Originally the code was written in C, then ported to C++ and then
finally to Pascal.
Delphi is as efficient as C++, not as complex but complex enough
to take advantage of object oriented programming - and it is very
easy to write user interface code with it. I make a visual inspection
window for every datastructure I use which make it much easier to
debug the code. Most of the cases the code is more or less
correct before it is used to play games. (Then I have to redesign he
code because ideas was bad... but thats another story)
-- On the discussion of raw representation of the board:
It is very complex (I think it is similar to what Manyfaces uses -
that was my impression when I read Fotlands paper on it), and is
designed to sacrifice memory for speed as it was originally written
for an 1Mhz Amiga.
Making and unmaking moves is completely irrelevant for the
performance of my program.
The fundamental bottleneck is the patternmatching, with only
patternmatching used it takes a few seconds to play a move.
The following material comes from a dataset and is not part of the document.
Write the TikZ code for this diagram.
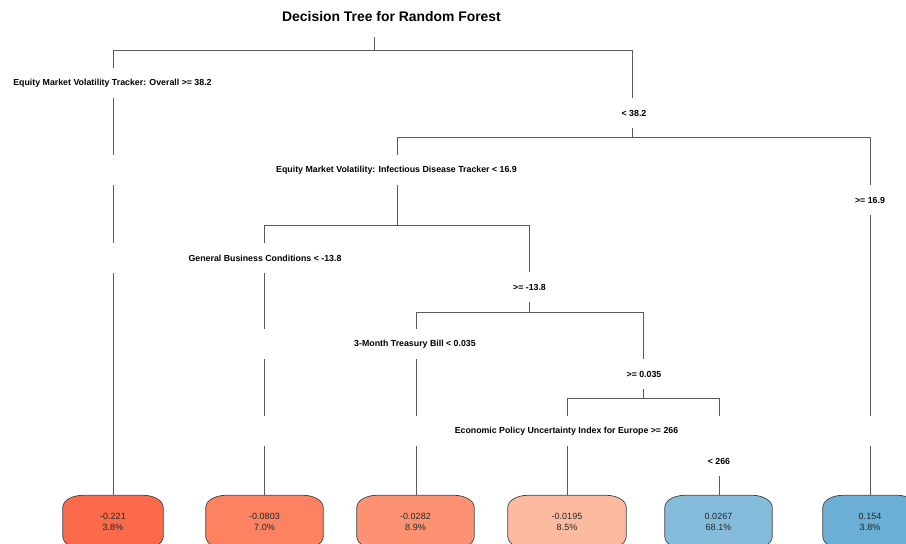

With tactics on it needs up to 40 seconds to play well in messy
middlegame situations. The increase in strength from adding
tactics is about 4 stones.
I am now also writing a tactics-reader that should be able to handle
any kind of fighting much better. But this will be slow. I would be
very happy if it can make even 500 nodes/second. Perhaps I will
use that in some kind of emergency mode and not in the normal
whole board evaluation. The philosophy is that if it is very accurate
it can be as slow (node per second) as a dan-player. That is
dreaming of course. But thats my philosophy right now. Some
years ago it was write to spend 10000 of nodes on local tactical
search, but then I realised that this was perhaps very important for
10 to 20 moves in a game. But for the rest something different was
needed.
I almost forgot my main principle:
There should be no compromises in how the program represents
things. Either a chain of stones is connected or it is not, and
the program should now exactly why.
And there is no joseki-library. The idea is that the program should
be prepared for any move you play against it. A joseki-library is the
last thing I will implement in my program - that is: never since there
will never be a last thing to do....
I hope the blurb above is informative enough for your curious minds!